For the Love of God and His Prophet

Weblog for Aesthetic and Interpretive Understanding 54

Week 9 Response: The Ghazals of Hafez

Filed under: drawing — cspendleton at 8:32 am on Monday, April 7, 2014

For this week, I copied out two bayts from one of the ghazals of Hafez assigned this week. Elizabeth Gray had translated them as follows:

“My reason fled its house, and if this is wine’s work,

From what I’ve seen, what will happen to the house of my faith?

I spent my precious life on the beloved and on wine.

Let’s see what will come to me from the one, and from the other.”

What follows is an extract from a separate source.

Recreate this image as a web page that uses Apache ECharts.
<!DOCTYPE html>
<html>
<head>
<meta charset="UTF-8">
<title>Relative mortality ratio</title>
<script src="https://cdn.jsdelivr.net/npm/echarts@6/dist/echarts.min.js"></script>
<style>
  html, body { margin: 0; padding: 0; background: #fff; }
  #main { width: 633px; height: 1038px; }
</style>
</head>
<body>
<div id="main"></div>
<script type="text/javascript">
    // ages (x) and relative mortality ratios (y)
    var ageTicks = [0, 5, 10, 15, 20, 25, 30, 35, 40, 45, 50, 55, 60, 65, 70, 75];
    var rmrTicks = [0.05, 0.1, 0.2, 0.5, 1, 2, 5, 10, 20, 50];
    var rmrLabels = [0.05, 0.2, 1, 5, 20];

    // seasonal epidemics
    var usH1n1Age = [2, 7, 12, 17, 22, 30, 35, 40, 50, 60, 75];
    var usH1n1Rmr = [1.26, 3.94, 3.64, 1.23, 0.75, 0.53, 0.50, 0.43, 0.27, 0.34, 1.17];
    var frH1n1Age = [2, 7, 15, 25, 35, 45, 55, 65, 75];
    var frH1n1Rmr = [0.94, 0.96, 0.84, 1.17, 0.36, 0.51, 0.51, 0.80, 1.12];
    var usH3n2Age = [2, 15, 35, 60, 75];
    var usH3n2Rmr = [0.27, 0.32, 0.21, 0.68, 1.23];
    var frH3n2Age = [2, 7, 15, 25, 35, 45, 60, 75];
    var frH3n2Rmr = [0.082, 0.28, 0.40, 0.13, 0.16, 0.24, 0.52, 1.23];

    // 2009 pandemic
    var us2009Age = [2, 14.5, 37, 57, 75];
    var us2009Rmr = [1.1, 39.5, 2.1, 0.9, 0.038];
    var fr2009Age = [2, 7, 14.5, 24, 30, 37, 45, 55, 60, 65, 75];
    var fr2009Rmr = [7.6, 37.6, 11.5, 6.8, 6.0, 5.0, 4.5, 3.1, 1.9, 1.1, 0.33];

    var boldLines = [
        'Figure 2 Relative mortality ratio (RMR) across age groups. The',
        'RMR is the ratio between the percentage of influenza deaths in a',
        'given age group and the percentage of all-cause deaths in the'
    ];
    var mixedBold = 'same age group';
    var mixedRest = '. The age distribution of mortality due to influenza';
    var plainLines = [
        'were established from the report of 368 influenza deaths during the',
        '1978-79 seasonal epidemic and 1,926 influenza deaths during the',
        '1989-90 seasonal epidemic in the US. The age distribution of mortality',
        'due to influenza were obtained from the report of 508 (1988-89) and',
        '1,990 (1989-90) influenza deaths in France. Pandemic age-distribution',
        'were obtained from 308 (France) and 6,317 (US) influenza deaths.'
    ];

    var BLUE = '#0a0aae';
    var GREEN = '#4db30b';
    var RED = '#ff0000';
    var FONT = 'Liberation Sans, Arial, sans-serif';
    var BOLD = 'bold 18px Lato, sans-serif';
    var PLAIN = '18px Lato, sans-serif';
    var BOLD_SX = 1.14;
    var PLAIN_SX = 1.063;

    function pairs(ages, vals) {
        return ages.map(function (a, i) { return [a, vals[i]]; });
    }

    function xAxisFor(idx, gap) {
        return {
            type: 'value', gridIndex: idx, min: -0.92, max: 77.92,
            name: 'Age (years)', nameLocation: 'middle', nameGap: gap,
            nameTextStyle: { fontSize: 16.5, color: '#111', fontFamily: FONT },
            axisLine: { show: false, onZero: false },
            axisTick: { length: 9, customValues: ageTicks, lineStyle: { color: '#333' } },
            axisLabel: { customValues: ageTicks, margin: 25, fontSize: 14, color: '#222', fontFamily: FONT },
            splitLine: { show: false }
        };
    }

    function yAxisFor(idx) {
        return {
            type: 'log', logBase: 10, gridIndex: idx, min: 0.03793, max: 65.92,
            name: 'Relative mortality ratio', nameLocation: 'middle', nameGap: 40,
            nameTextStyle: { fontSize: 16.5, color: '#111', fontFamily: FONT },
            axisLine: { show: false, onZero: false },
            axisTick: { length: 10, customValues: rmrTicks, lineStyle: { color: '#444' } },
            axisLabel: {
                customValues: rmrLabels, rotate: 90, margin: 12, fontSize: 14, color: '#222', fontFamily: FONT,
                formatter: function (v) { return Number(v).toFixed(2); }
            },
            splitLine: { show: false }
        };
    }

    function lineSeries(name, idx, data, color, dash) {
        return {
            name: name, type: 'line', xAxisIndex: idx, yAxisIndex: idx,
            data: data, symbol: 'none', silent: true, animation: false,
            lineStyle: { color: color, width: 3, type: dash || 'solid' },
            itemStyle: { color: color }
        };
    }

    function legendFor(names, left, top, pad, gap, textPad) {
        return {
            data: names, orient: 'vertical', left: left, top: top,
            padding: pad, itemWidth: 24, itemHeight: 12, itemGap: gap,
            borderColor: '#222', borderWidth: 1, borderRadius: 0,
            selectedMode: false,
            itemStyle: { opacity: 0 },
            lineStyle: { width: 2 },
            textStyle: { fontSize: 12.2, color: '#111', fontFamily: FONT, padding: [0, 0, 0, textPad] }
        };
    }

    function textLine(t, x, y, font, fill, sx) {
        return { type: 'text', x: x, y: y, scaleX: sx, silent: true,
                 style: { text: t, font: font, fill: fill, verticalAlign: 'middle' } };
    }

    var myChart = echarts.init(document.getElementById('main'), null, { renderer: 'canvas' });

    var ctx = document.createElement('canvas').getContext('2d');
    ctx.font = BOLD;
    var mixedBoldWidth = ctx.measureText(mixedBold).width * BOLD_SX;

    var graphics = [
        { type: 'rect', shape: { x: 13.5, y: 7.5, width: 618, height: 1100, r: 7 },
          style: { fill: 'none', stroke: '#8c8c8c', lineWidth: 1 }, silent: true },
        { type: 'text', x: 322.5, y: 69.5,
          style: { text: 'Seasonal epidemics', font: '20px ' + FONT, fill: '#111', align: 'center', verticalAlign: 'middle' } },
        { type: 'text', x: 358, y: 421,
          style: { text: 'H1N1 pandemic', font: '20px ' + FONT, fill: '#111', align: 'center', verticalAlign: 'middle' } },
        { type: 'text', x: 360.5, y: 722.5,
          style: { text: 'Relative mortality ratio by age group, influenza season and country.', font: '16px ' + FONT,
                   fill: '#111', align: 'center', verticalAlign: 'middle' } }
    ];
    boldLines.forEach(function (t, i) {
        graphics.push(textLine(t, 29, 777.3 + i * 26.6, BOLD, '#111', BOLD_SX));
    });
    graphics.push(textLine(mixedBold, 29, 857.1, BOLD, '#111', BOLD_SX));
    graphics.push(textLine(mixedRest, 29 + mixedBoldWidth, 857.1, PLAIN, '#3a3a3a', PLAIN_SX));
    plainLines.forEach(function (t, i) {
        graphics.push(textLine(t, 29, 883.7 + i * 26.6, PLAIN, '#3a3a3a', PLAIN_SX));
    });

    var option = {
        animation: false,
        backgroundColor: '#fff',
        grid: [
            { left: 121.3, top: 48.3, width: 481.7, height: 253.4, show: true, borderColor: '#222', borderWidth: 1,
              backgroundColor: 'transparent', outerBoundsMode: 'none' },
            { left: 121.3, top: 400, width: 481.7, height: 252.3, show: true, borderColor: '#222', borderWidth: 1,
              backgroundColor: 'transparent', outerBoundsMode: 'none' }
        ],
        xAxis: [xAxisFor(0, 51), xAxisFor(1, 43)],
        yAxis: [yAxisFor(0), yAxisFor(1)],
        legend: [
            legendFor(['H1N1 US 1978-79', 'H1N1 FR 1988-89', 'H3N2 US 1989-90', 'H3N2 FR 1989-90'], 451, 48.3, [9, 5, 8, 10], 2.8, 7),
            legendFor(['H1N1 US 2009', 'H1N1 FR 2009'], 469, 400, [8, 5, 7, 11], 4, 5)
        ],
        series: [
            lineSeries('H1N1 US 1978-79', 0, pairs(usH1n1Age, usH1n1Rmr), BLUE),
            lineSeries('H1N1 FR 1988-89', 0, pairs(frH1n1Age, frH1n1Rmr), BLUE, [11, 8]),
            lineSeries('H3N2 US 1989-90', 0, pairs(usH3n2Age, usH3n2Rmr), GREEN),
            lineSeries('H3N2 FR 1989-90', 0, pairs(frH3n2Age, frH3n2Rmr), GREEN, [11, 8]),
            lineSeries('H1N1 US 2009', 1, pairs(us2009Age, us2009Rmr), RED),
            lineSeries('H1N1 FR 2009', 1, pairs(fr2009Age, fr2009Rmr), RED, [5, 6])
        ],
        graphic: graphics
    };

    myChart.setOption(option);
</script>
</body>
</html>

The selection shows how Hafez adhered to the “rules” he set for this particular ghazal in the first bayt with the radif and ghafieh (in the original Persian, the radif and ghafieh are che shavad and dinam / azinam, respectively) and also how he incorporated several of the symbols and themes common to the Persian ghazal (wine, religion, beauty, and perhaps most common of all, the Beloved), making this ghazal a great representation of Persian ghazals at large.

One of the readings mentioned that before being adapted by the Persians, the Arabic ghazals were almost exclusively about love. While the beloved is an almost constant presence even in Persian ghazals, the Persians began addressing broader issues of religion and society. Here Hafez makes such a connection, wondering what will happen to the “house of his faith” — perhaps as a result of a lifetime of wine-drinking with the beloved.

In my drawing vines connect each of the four corners, which each have a symbol that Elizabeth Gray identifies in the introduction to her book as the most common in Persian ghazals, including those of Hafez — namely, wine, love, the rose, and the moon. Wine is a contested presence in Hafez’s ghazals; it is often a symbol for communion with the divine rather than literal wine, with many hedonistic interpretations of Hafez’s poetry overlooking this symbolism (Gray 25). Love is depicted through the narrator’s passionate relationship with the Beloved, who often spurns the Lover or is tragically separated by distance. Although not in this particular ghazal, the rose and the moon are both often used by the narrator, the Lover, to describe the overwhelming beauty of the Beloved.